A cultura do cancelamento é uma expressão que se popularizou nos últimos anos para descrever o “boicote” realizado a uma pessoa, um grupo ou uma marca cuja atitude vai contra o que se considera correto ou aceitável. Embora a literatura especializada não tenha necessariamente se aprofundado na conceituação dessa prática social de “cancelar” o outro, seja no espaço físico ou no virtual, que fez algo considera condenável, há uma ideia mais ou menos consensual de que a cultura do cancelamento esta principalmente ligada ao uso das redes e a comunicação nela proposta para apontar e rejeitar um ato ou opinião que considere impróprio, ofensivo e geralmente tido como negativo, mesmo quando tal ato não resulte em violação da lei ou seja qualificado como crime.
Texeira de Silva indica que a prática do cancelamento não seria eficaz se não fosse o poder das redes sociais, onde a possibilidade de levar qualquer indicação “controversa” ao linchamento mediático é uma realidade graças à rapidez da comunicação, a afluência maciça, à barreira das telas que permitem lançar julgamentos e acusações com a segurança da ignorância real das pessoas que comentam, atacam e minam por sua vez o alvo do momento.
No entanto, o início dessa prática para dar visibilidade a atos tão condenáveis começou com o intuito de evidenciar as injustiças emanadas de grupos de poder e funcionários públicos que, na ausência de uma prática ética e resguardados em certos privilégios que os livravam das consequências legais aos seus atos, a desaprovação social e pública cumpria a função de pressionar e punir o que não fosse possível através dos processos legais e administrativos adequados. Nesse sentido, a visibilidade de minorias que, como já foi dito antes, têm sofrido ataques e desvantagens históricas, encontrou-se uma nova forma de expressar e mostrar ao mundo a posição desfavorecida em que poderiam se encontrar e, a partir daí, atuar para transformar suas condições de vida.
Nos encontramos num momento da história da humanidade bastante complexo de elucidar, não só para nós que vivemos no momento presente, mas também para aqueles que desejam entender a si mesmo no futuro. Um mundo onde os direitos humanos e os do cidadão moderno garantem, ao menos nas normas estipuladas nos textos jurídico-político que regulam a vida social, o autêntico e genuíno direito à liberdade. No entanto, a violência e a insegurança encontraram forma de se instalar nas nossas vidas, não só ameaçando a nossa integridade física, mas também rondando o pensamento e as ideias, numa cruzada pelo domínio ideológico cujo objetivo é que o pensar seja também algo rodeado de medo.

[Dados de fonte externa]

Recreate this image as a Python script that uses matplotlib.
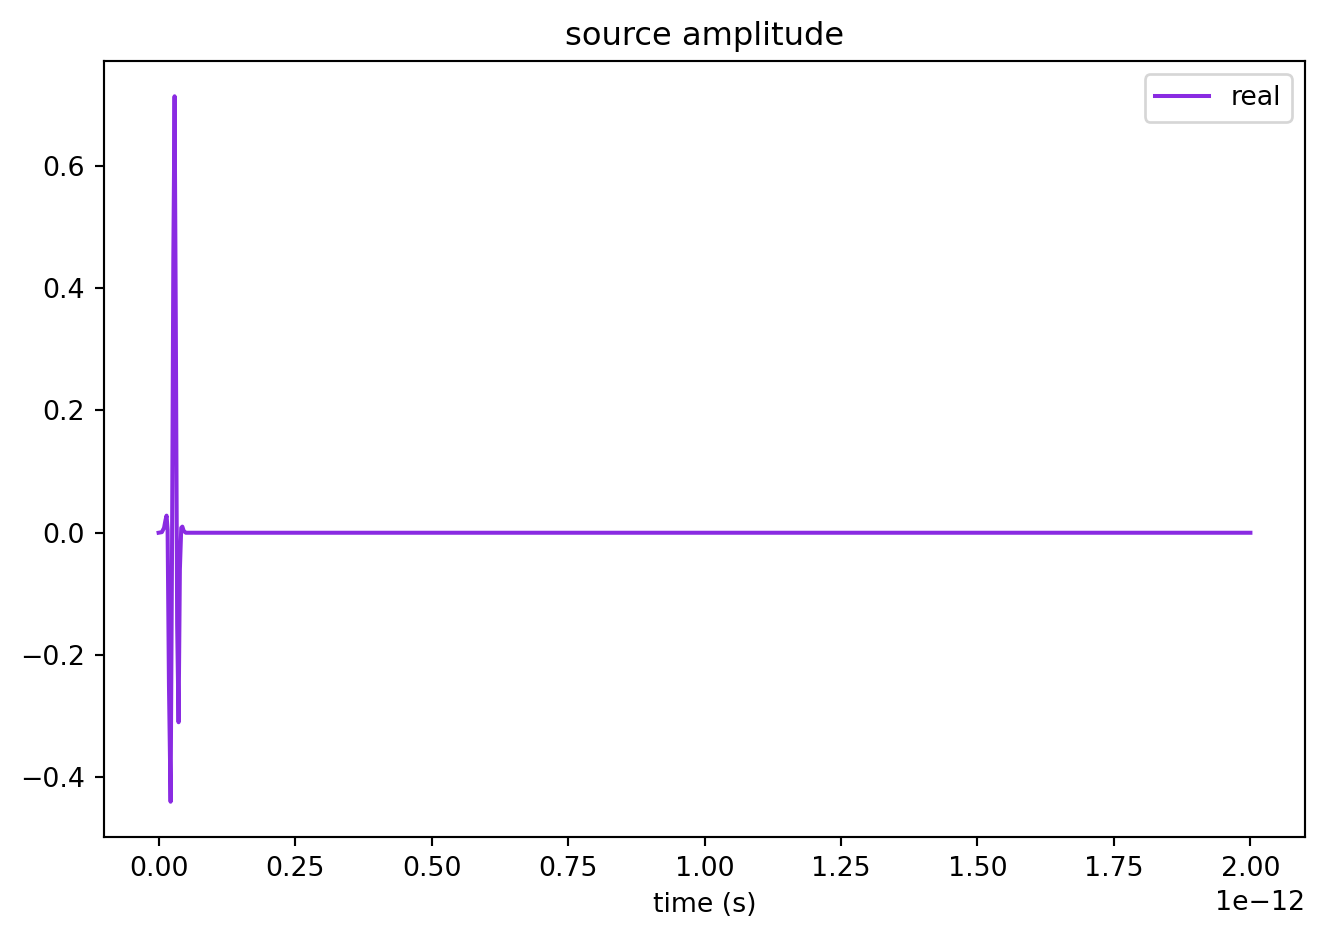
import matplotlib
matplotlib.use("Agg")
import matplotlib.pyplot as plt
import numpy as np

# time in units of 1e-12 s
time_ps = [0.0, 0.006, 0.010, 0.0125, 0.0146, 0.0165, 0.019, 0.022, 0.0245, 0.027, 0.0293,
           0.0315, 0.034, 0.0366, 0.039, 0.0415, 0.0435, 0.046, 0.050, 2.0]
real = [0.0, 0.001, 0.008, 0.02, 0.028, 0.005, -0.25, -0.44, -0.05, 0.45, 0.714,
        0.35, -0.15, -0.31, -0.06, 0.008, 0.01, 0.003, 0.0, 0.0]

t = np.array(time_ps) * 1e-12

DPI = 193
fig = plt.figure(figsize=(1324 / DPI, 940 / DPI), dpi=DPI)
ax = fig.add_axes([104 / 1324, 1 - 837 / 940, (1305 - 104) / 1324, (837 - 61) / 940])
ax.plot(t, real, color="blueviolet", label="real")
ax.set_title("source amplitude")
ax.set_xlabel("time (s)")
ax.legend(loc="upper right")
fig.savefig("out.png", dpi=DPI)
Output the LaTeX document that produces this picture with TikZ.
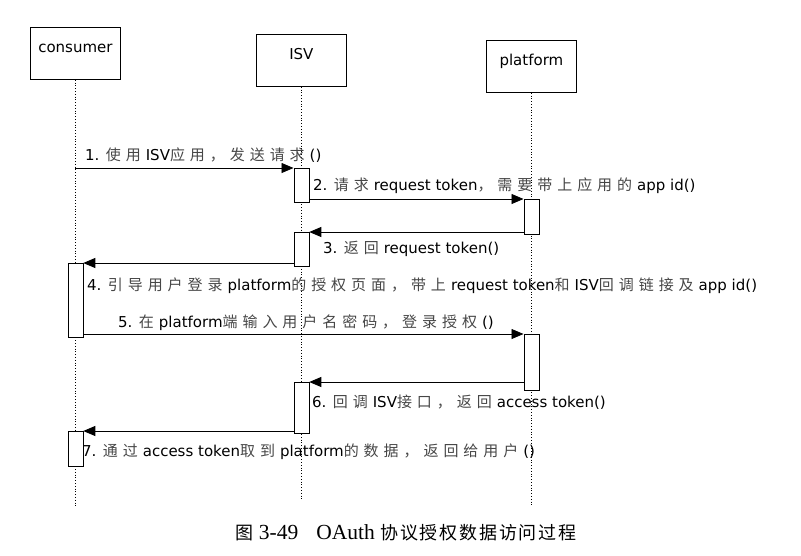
\documentclass[tikz,border=0pt]{standalone}
\usepackage{fontspec}
\setmainfont{DejaVu Sans}
\newfontfamily\cjk[LetterSpace=33]{Noto Sans CJK SC}
\newfontfamily\cjkcap[LetterSpace=10]{Noto Sans CJK SC}
\newfontfamily\capserif{Liberation Serif}
\usepackage{tikz}
\usetikzlibrary{arrows.meta,positioning}
\usepackage{xcolor}
\definecolor{zhgray}{RGB}{70,70,70}
\newcommand{\zh}[1]{{\cjk\fontsize{15}{18}\selectfont\color{zhgray}#1\hspace{5pt}}}
\newcommand{\zhcap}[1]{{\cjkcap\fontsize{18}{22}\selectfont #1}}
\tikzstyle{head} = [draw, line width=0.8pt, minimum width=90pt, inner sep=0pt, text height=25pt, text depth=27pt, font=\fontsize{15}{18}\selectfont]
\tikzstyle{act} = [draw, fill=white, line width=0.8pt, minimum width=15pt, inner sep=0pt, anchor=north]
\tikzstyle{life} = [line width=0.8pt, dotted]
\tikzstyle{msg} = [line width=0.8pt, -{Triangle[length=12pt,width=10pt]}]
\tikzstyle{lbl} = [anchor=base west, inner sep=0pt, font=\fontsize{15}{18}\selectfont]

\begin{document}
\begin{tikzpicture}[x=1pt,y=-1pt]
\useasboundingbox (0,0) rectangle (801,555);

% Lifeline heads
\node[head, anchor=north west] (cons) at (30,27) {consumer};
\node[head, anchor=north west] (isv) at (256,34) {ISV};
\node[head, anchor=north west] (plat) at (486,40) {platform};

% Lifelines
\coordinate (consEnd) at (cons.south |- 0,507);
\coordinate (isvEnd) at (isv.south |- 0,500);
\coordinate (platEnd) at (plat.south |- 0,505);
\draw[life] (cons.south) -- (consEnd);
\draw[life] (isv.south) -- (isvEnd);
\draw[life] (plat.south) -- (platEnd);

% Activations
\node[act, minimum height=34pt] (isvA1) at (isv.south |- 0,168) {};
\node[act, minimum height=35pt] (platA1) at (plat.south |- 0,199) {};
\node[act, minimum height=34pt] (isvA2) at (isv.south |- 0,232) {};
\node[act, minimum height=74pt] (consA1) at (cons.south |- 0,263) {};
\node[act, minimum height=56pt] (platA2) at (plat.south |- 0,334) {};
\node[act, minimum height=51pt] (isvA3) at (isv.south |- 0,382) {};
\node[act, minimum height=35pt] (consA2) at (cons.south |- 0,431) {};

% Messages
\draw[msg] (cons.south |- isvA1.north) -- (isvA1.north west);
\draw[msg] (isvA1.east |- platA1.north) -- (platA1.north west);
\draw[msg] (platA1.west |- isvA2.north) -- (isvA2.north east);
\draw[msg] (isvA2.west |- consA1.north) -- (consA1.north east);
\draw[msg] (consA1.east |- platA2.north) -- (platA2.north west);
\draw[msg] (platA2.west |- isvA3.north) -- (isvA3.north east);
\draw[msg] (isvA3.west |- consA2.north) -- (consA2.north east);

% Message labels
\node[lbl] (m1) at (85,160) {1. \zh{使用}ISV\zh{应用，发送请求}()};
\node[lbl] (m2) at (313,190) {2. \zh{请求}request token\zh{，需要带上应用的}app id()};
\node[lbl] (m3) at (323,253) {3. \zh{返回}request token()};
\node[lbl] (m4) at (87,290) {4. \zh{引导用户登录}platform\zh{的授权页面，带上}request token\zh{和}ISV\zh{回调链接及}app id()};
\node[lbl] (m5) at (118,327) {5. \zh{在}platform\zh{端输入用户名密码，登录授权}()};
\node[lbl] (m6) at (312,407) {6. \zh{回调}ISV\zh{接口，返回}access token()};
\node[lbl] (m7) at (82,456) {7. \zh{通过}access token\zh{取到}platform\zh{的数据，返回给用户}()};

% Caption
\node[anchor=base, inner sep=0pt, font=\capserif\fontsize{21.5}{24}\selectfont] (cap) at (406,539) {\zhcap{图} 3-49\hspace{18pt}OAuth \zhcap{协议授权数据访问过程}};
\end{tikzpicture}
\end{document}
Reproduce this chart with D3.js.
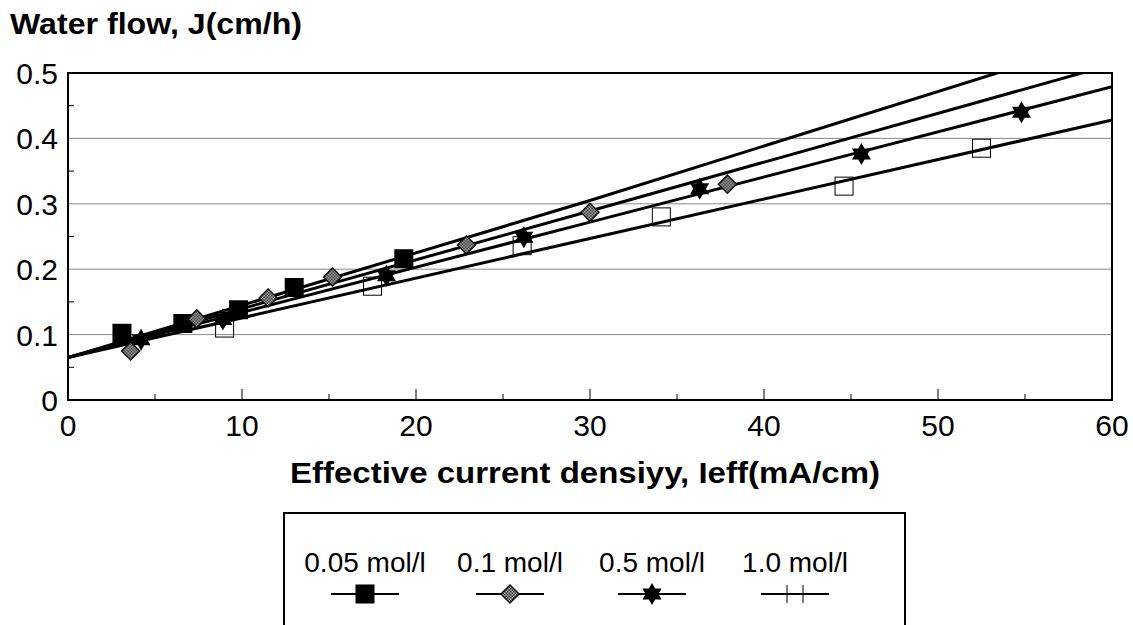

Esta violência não surge de formas ditatoriais ou de imposições verticais, não se expressa de forma imperativa, mas tudo controla. O cancelamento, que tem sido chamado de cultura, uma vez que emerge das expressões sociais humanas e, portanto, dela faz parte, é uma forma tendenciosa de fiscalizar e punir o livre pensamento, apelando para tudo o que não é politicamente correto expresso por meio da oralidade, linguagem escrita, pictórica, gráfica, auditiva e até performativa.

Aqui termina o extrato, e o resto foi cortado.